Um dos mais singulares exemplos de literatura de viajantes do passado que estabelece relações entre o Brasil e o Cabo de Hornos é um livro de F. Dabadie, publicado em Paris, em meados do século XIX ( F. Dabadie, A Travers L'Amérique du Sud, Paris: Ferdinand Sartorius, 1859, 2a. ed.). Prova da grande difusão desse livro foi o fato de a primeira edição ter-se rapidamente esgotado. O livro contém os seguintes capítulos: Rio-Janeiro et ses environs; Les Esclaves au Brésil; Jacques Arago et l'empereur Dom Pedro II; Le Misanthrope de Mato-Grosso; Une Élegie au cap Horn; Superstitions maritimes; Les Curiosités de Lima; Les Liméniennes, Les Brigands du Pérou; Les Moines de l'Amérique méridionale; Le Poete des Andes; Excursion dans la province d'Esmeraldas; Souvenirs de la Plata; Postface.

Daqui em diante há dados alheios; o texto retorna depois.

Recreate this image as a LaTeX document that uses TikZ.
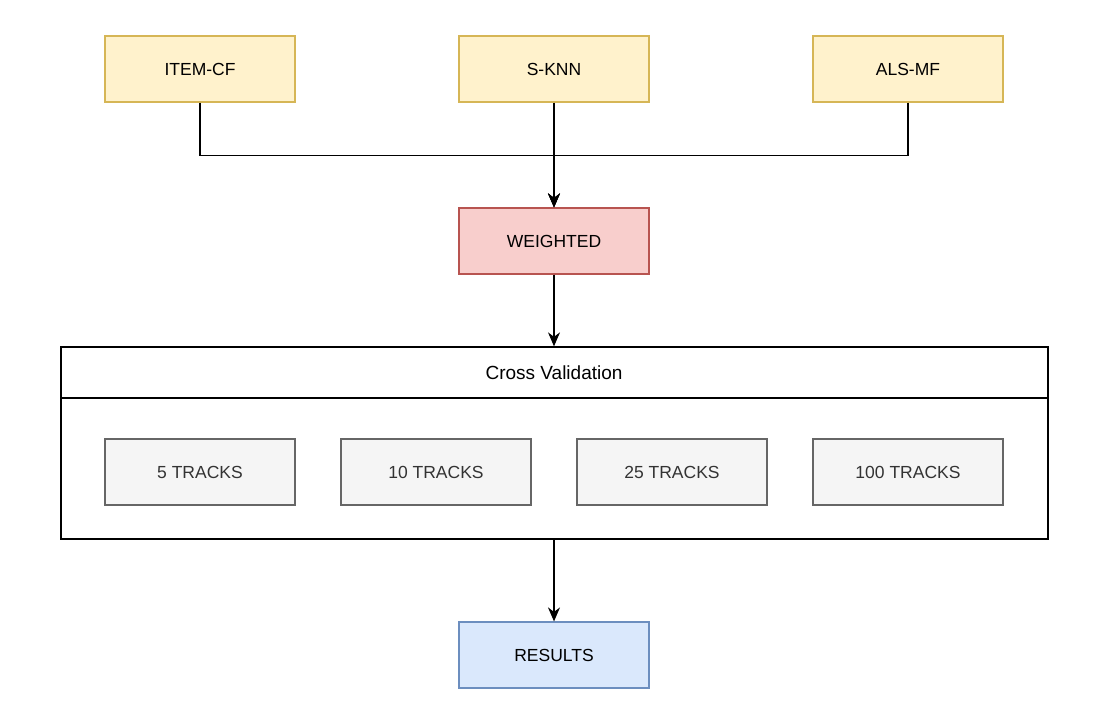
\documentclass[tikz,border=0pt]{standalone}
\usepackage{fontspec}
\setmainfont{Liberation Sans}
\usetikzlibrary{arrows.meta}
\definecolor{yfill}{HTML}{FFF2CC}\definecolor{ydraw}{HTML}{D6B656}
\definecolor{rfill}{HTML}{F8CECC}\definecolor{rdraw}{HTML}{B85450}
\definecolor{bfill}{HTML}{DAE8FC}\definecolor{bdraw}{HTML}{6C8EBF}
\definecolor{gfill}{HTML}{F5F5F5}\definecolor{gdraw}{HTML}{666666}\definecolor{gtext}{HTML}{333333}
\begin{document}
\begin{tikzpicture}[x=1pt,y=-1pt,
  every node/.style={font=\fontsize{17.5}{21}\selectfont},
  box/.style={draw,line width=1.2pt,minimum width=190pt,minimum height=66pt,inner sep=0pt},
  ybox/.style={box,fill=yfill,draw=ydraw},
  rbox/.style={box,fill=rfill,draw=rdraw},
  bbox/.style={box,fill=bfill,draw=bdraw},
  gbox/.style={box,fill=gfill,draw=gdraw,text=gtext},
  conn/.style={line width=1.3pt,draw=black},
  arr/.style={conn,-{Stealth[length=14pt,width=12pt,inset=4.5pt]}}]
\useasboundingbox (0,0) rectangle (1104,710);
\node[ybox] (item) at (200,69) {ITEM-CF};
\node[ybox] (sknn) at (554,69) {S-KNN};
\node[ybox] (als) at (908,69) {ALS-MF};
\node[rbox] (w) at (554,241) {WEIGHTED};
\node[draw,line width=1.3pt,minimum width=987pt,minimum height=192pt,inner sep=0pt] (cv) at (554.5,443) {};
\draw[conn] (cv.west |- 0,398) -- (cv.east |- 0,398);
\node[font=\fontsize{19}{23}\selectfont] (cvt) at (554,373) {Cross Validation};
\node[gbox] (t5) at (200,472) {5 TRACKS};
\node[gbox] (t10) at (436,472) {10 TRACKS};
\node[gbox] (t25) at (672,472) {25 TRACKS};
\node[gbox] (t100) at (908,472) {100 TRACKS};
\node[bbox] (res) at (554,655) {RESULTS};
\draw[arr] (item.south) -- ++(0,53) -| (w.north);
\draw[arr] (als.south) -- ++(0,53) -| (w.north);
\draw[arr] (sknn.south) -- (w.north);
\draw[arr] (w.south) -- (w.south |- cv.north);
\draw[arr] (res.north |- cv.south) -- (res.north);
\end{tikzpicture}
\end{document}
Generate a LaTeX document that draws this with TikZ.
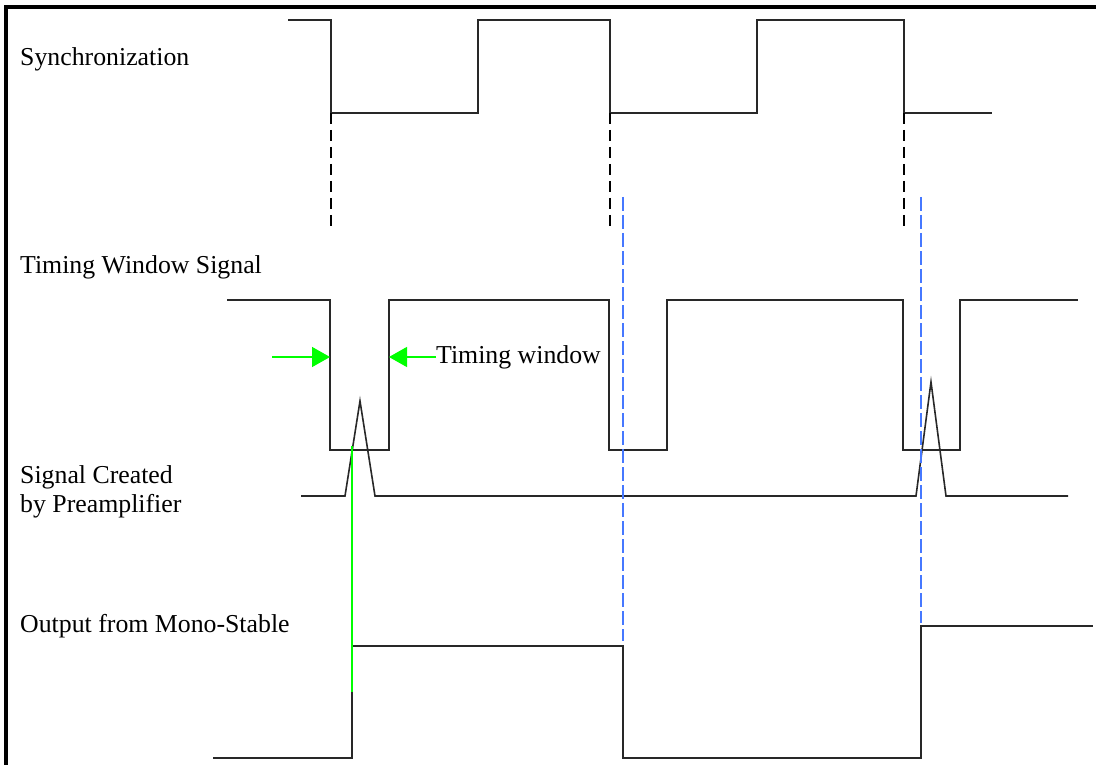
\documentclass[tikz,border=0pt]{standalone}
\usepackage{fontspec}
\setmainfont{Liberation Serif}
\usetikzlibrary{arrows.meta}
\definecolor{grn}{RGB}{0,255,0}
\definecolor{blu}{RGB}{70,120,255}
\definecolor{ink}{RGB}{40,40,40}
\begin{document}
\begin{tikzpicture}[x=1pt,y=-1pt,
  sig/.style={line width=1.6pt, draw=ink},
  blackdash/.style={line width=1.6pt, draw=black, dash pattern=on 11pt off 6pt},
  bluedash/.style={line width=1.4pt, draw=blu, dash pattern=on 14pt off 4pt},
  grnline/.style={line width=1.4pt, draw=grn},
  grnarrow/.style={line width=1.4pt, draw=grn, -{Triangle[length=18pt,width=20pt,fill=grn]}},
  lbl/.style={anchor=base west, inner sep=0pt, font=\fontsize{25.8}{29}\selectfont, text=black}]
\useasboundingbox (0,0) rectangle (1096,765);
\fill[white] (0,0) rectangle (1096,765);
% frame
\draw[line width=4pt] (5.5,765) -- (5.5,7.5) -- (1096,7.5);
% labels
\node[lbl] (sync) at (20,66) {Synchronization};
\node[lbl] (tws) at (20,273) {Timing Window Signal};
\node[lbl] (sc1) at (20,483) {Signal Created};
\node[lbl] (sc2) at (20,512) {by Preamplifier};
\node[lbl] (out) at (20,632) {Output from Mono-Stable};
% synchronization waveform
\draw[sig] (288,20) -- (331,20) -- (331,113) -- (478,113) -- (478,20) -- (610,20) -- (610,113)
  -- (757,113) -- (757,20) -- (904,20) -- (904,113) -- (992,113);
% black dashed drop lines
\draw[blackdash] (331,113) -- (331,228);
\draw[blackdash] (610,113) -- (610,228);
\draw[blackdash] (904,113) -- (904,228);
% timing window signal
\draw[sig] (227,300) -- (330,300) -- (330,450) -- (389,450) -- (389,300) -- (609,300) -- (609,450)
  -- (667,450) -- (667,300) -- (903,300) -- (903,450) -- (960,450) -- (960,300) -- (1078,300);
% preamplifier signal
\draw[sig] (301,496) -- (345,496) -- (360,401) -- (375,496) -- (916,496) -- (931,382) -- (946,496) -- (1068,496);
% mono-stable output
\draw[sig] (213,758) -- (352,758) -- (352,646) -- (623,646) -- (623,758) -- (921,758) -- (921,626) -- (1093,626);
% blue dashed lines
\draw[bluedash] (623,197) -- (623,641);
\draw[bluedash] (921,197) -- (921,623);
% green trigger line
\draw[grnline] (352,446) -- (352,692);
% timing window arrows and label
\node[lbl, anchor=west] (twl) at (436,357) {Timing window};
\coordinate (lt) at (272,357);
\coordinate (le) at (330,357);
\coordinate (re) at (389,357);
\draw[grnarrow] (lt) -- (le);
\draw[grnarrow] (twl.west) -- (re);
\end{tikzpicture}
\end{document}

A renomada Revue des Deux Mondes (15 de novembro de 1858), na sua resenha, louvava o livro como um relato pitoresco e finamente exposto de uma odisséia realizada nas regiões meridionais da América que, para a maior parte dos europeus, não apenas teriam a atração do desconhecido mas ainda do maravilhoso. Rio de Janeiro, Lima, la Plata, esses eram os pontos mais importantes das excursões realizadas pelo autor. Seria uma viagem contada sem o intuito de oferecer um panorama completo da situação política, financeira e industrial da América do Sul: "C'est enfin un livre amusant où l'on ne trouve ni botanique, ni cosmologie, ni chemins de fer, mais simplement des choses curieuses et curieusement racontées". (op.cit. 2)
No Journal des Débats, de 22 de janeiro de 1859, F. Barrière salientou também o encanto dos textos de Dabadie, cujas principais impressões diziam respeito ao Brasil. "Il est très-spirituel, assez hasardeux, et raconte avec un laisser aller charmant." (op.cit.3)
No Messager de Paris, de 1 de dezembro de 1858, Paul d'Ivoi enaltece o valor da obra de Dabadie em comparação com os demais relatos de viagens da época. Os viajantes de então, quando percorreriam um país da Europa, não falariam senão de ferro, de zinco, de cobre, de estanho; quando percorreriam a América do Sul, não haveria outra coisa a tratar do que de ouro e prata: todos os rios carregariam pedras preciosas, todas as areias conteriam pepitas. O livro de Dabadie, ao contrário, seria sincero, estaria repleto de fagulhas de engenho, de anedotas picantes e de observações sagazes. "Nous qui cherchos l'homme, qui voulons connaitre les habitudes, les moeurs, les coutumes, les usages, les physionomies; nous qui cherchons la pensée claire exprimée en bonne prose, ce qui est après tout encore mins facile à trouver que l'or, nous préférons le livre de M. Dabadie à tous les livres de ces chercheurs d'or." (op.cit.4)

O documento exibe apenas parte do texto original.